A: Traditionally, “beholden” has meant obligated or indebted to someone or something, especially for a gift or favor.
Although “beholden” has also been used for figurative debts or obligations, standard dictionaries don’t recognize its use in the sense of restricted to or bound by something, such as a schedule.
You’re right, however, that the sense of bound by is out there and has appeared in some major publications. This use of “beholden” may very well make its way into standard dictionaries, but it’s not there yet. Here’s the story.
When the verb “behold” appeared in Old English writing as bihaldan, it meant “to hold by, keep, observe, regard, look,” according to the Oxford English Dictionary.
Here’s an expanded OED example from the Blickling Homilies, believed written in the late 10th century, of “behold” used in the sense of to look upon someone or something, the usual modern sense:
englas hie georne beheoldan of þæm dæge þe hie wiston þæt heo seo eadige maria geeacnod wæs of þæm halgan gasten.
(The angels earnestly beheld her from the day they knew that the blessed Mary had been conceived by the Holy Spirit.)

Note that in Old English, the past tense of “behold” was beheoldan (“beholden”), a verb form that was later replaced by “beheld.”
In Middle English, “beholden” became a past participle, and later a predicate adjective.
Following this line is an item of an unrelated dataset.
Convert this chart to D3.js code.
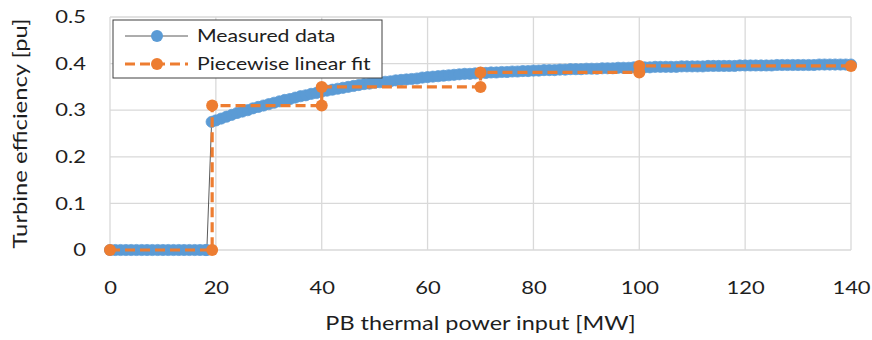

In this adjectival use, which first appeared in the late 14th century, “beholden” was used with a form of the verb “be” (as in “I am beholden,” “he was beholden,” etc.) and came to mean obligated or indebted.
The two earliest OED citations are from Sir Gawain and the Green Knight, a chivalric romance written around 1390:
“I am derely to yow biholde” (“I am dearly beholden to you”) … “I am hyȝly bihalden, & euer-more wylle Be seruaunt to your-seluen” (“I am highly beholden and evermore will be servant to yourself”).
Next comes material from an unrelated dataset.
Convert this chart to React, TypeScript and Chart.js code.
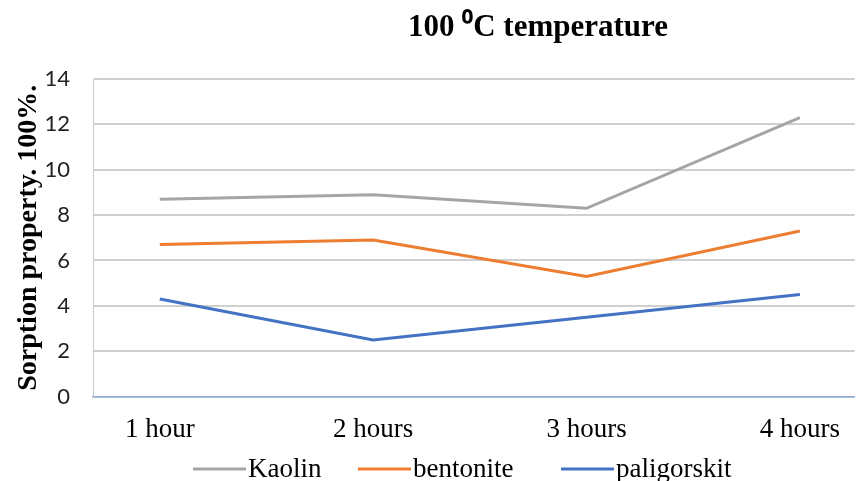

As for the modern use of “beholden,” Merriam-Webster online says it describes “people who are obligated to others (often for a favor or gift), as well as people or things that are in figurative debt due to aid or inspiration, as in ‘many contemporary books and films are beholden to old Arthurian legends.’ ”
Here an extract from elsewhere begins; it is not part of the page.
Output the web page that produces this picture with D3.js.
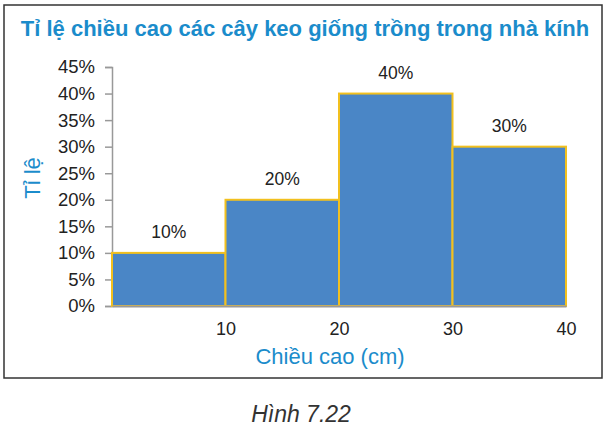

The OED has this 19th-century figurative example, which we’ve expanded, from Modern English (1873), by the American philologist Fitzedward Hall:
 “As to ourselves, a student must be exceedingly inobservant, not to have perceived how deeply we are beholden to the happy daring of translators for the amplitude and variety of our diction, and for the flexibility of our constructions.”
Finally, here are a few examples we’ve found for the as yet unrecognized sense of “beholden” that you’ve asked about—the use of the adjective to mean restricted to or bound by a schedule:
“He maintains the same workout routine he had in his prime, and he still rises at 4 a.m., restless and beholden to a schedule he no longer has to keep” (a comment about the boxer Joe Frazier from a review of Thrilla in Manila, a documentary about his third match with Muhammad Ali, Sports Illustrated, April 22, 2009).
“Motown mitigated some of the risk by making Broadway the final stop. It wasn’t beholden to a schedule that would keep it there if things went south, and producer Kevin McCollum made the right (if tough) call to cut losses and wrap up the show early” (Forbes, July 31, 2016).
“But anytime they left the city—which they frequently did—traveling was a challenge, as they usually took the train and were beholden to a schedule” (from an article about a carless Manhattan couple, New York Times, Feb. 1, 2018).